PublicAPI (alpha): This API is in alpha and may change before becoming stable.

__init__(config: AlgorithmConfig, **kwargs)[source]#

Initializes a MultiAgentEnvRunner instance.

Parameters:

config – An AlgorithmConfig object containing all settings needed to build this EnvRunner class.

sample(*, num_timesteps: int = None, num_episodes: int = None, explore: bool = None, random_actions: bool = False, force_reset: bool = False) List[MultiAgentEpisode][source]#

Runs and returns a sample (n timesteps or m episodes) on the env(s).

Parameters:
  • num_timesteps – The number of timesteps to sample during this call. Note that only one of num_timetseps or num_episodes may be provided.

  • num_episodes – The number of episodes to sample during this call.

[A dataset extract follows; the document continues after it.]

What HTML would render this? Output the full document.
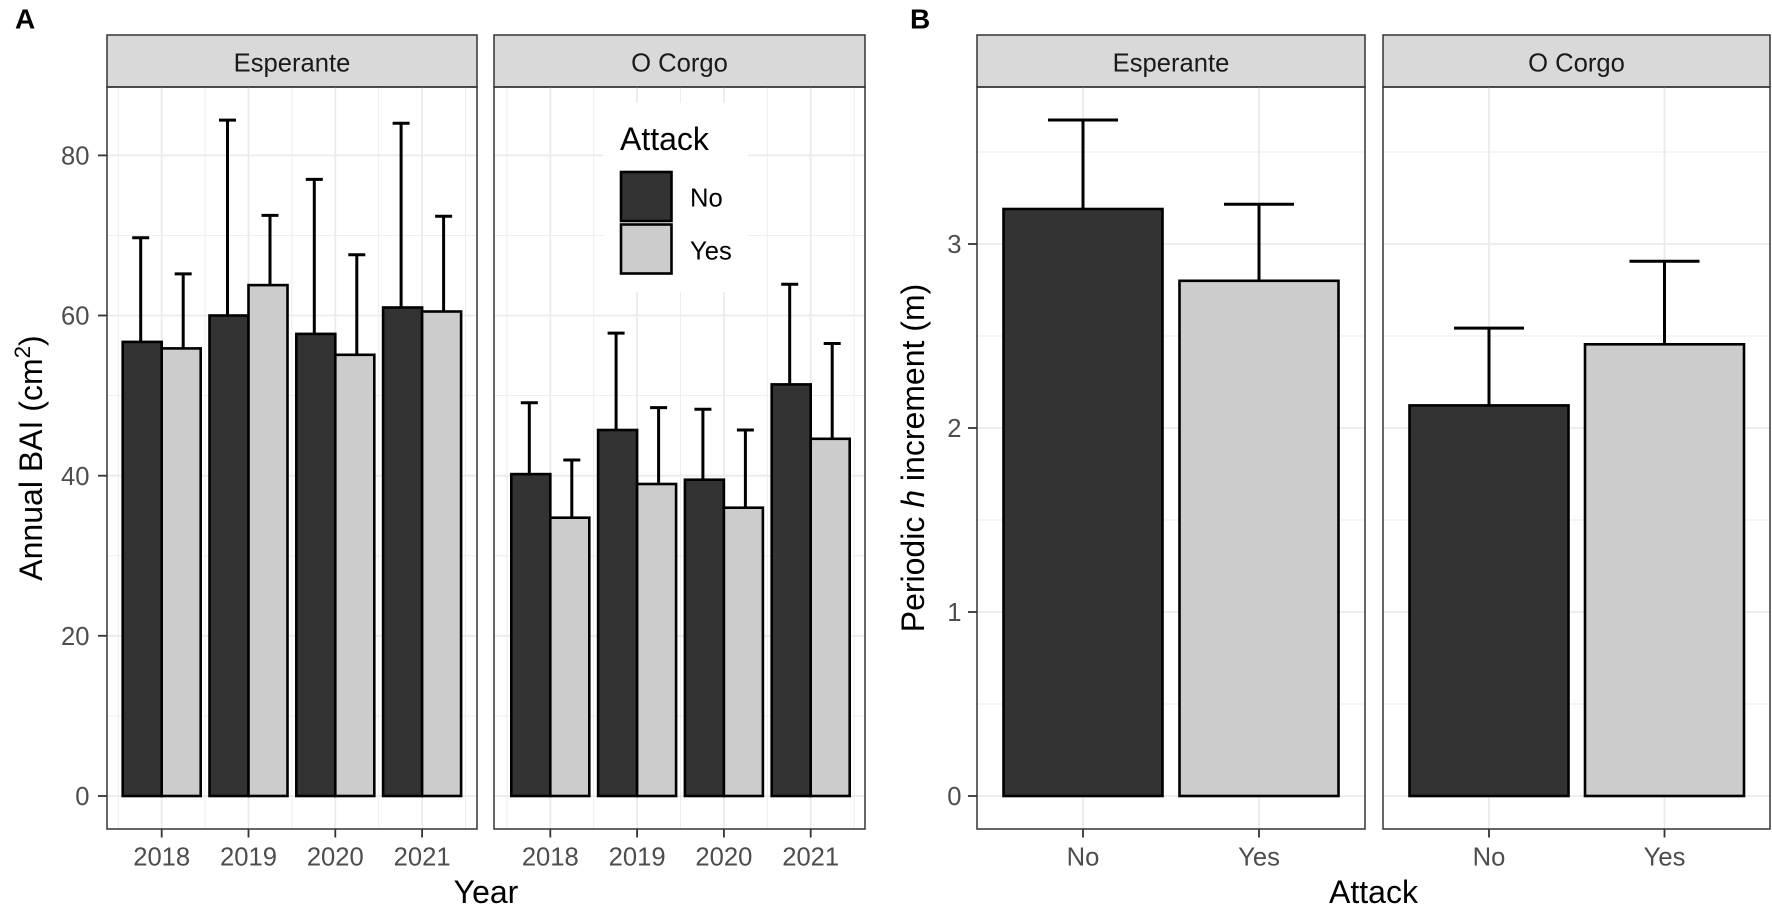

Note that only one of num_timetseps or num_episodes may be provided.

  • explore – If True, will use the RLModule’s forward_exploration() method to compute actions. If False, will use the RLModule’s forward_inference() method. If None (default), will use the explore boolean setting from self.config passed into this EnvRunner’s constructor. You can change this setting in your config via config.env_runners(explore=True|False).

  • random_actions – If True, actions will be sampled randomly (from the action space of the environment). If False (default), actions or action distribution parameters are computed by the RLModule.

  • force_reset – Whether to force-reset all (vector) environments before sampling. Useful if you would like to collect a clean slate of new episodes via this call. Note that when sampling n episodes (num_episodes != None), this is fixed to True.

Returns:

A list of MultiAgentEpisode instances, carrying the sampled data.

get_metrics() Dict[source]#

Returns metrics (in any form) of the thus far collected, completed episodes.

Returns:

Metrics of any form.

get_spaces()[source]#

Returns a dict mapping ModuleIDs to 2-tuples of obs- and action space.

make_env()[source]#

Creates the RL environment for this EnvRunner and assigns it to self.env.

Note that users should be able to change the EnvRunner’s config (e.g. change self.config.env_config) and then call this method to create new environments with the updated configuration. It should also be called after a failure of an earlier env in order to clean up the existing env (for example close() it), re-create a new one, and then continue sampling with that new env.

make_module()[source]#

Creates the RLModule for this EnvRunner and assigns it to self.module.

Note that users should be able to change the EnvRunner’s config (e.g. change self.config.rl_module_spec) and then call this method to create a new RLModule with the updated configuration.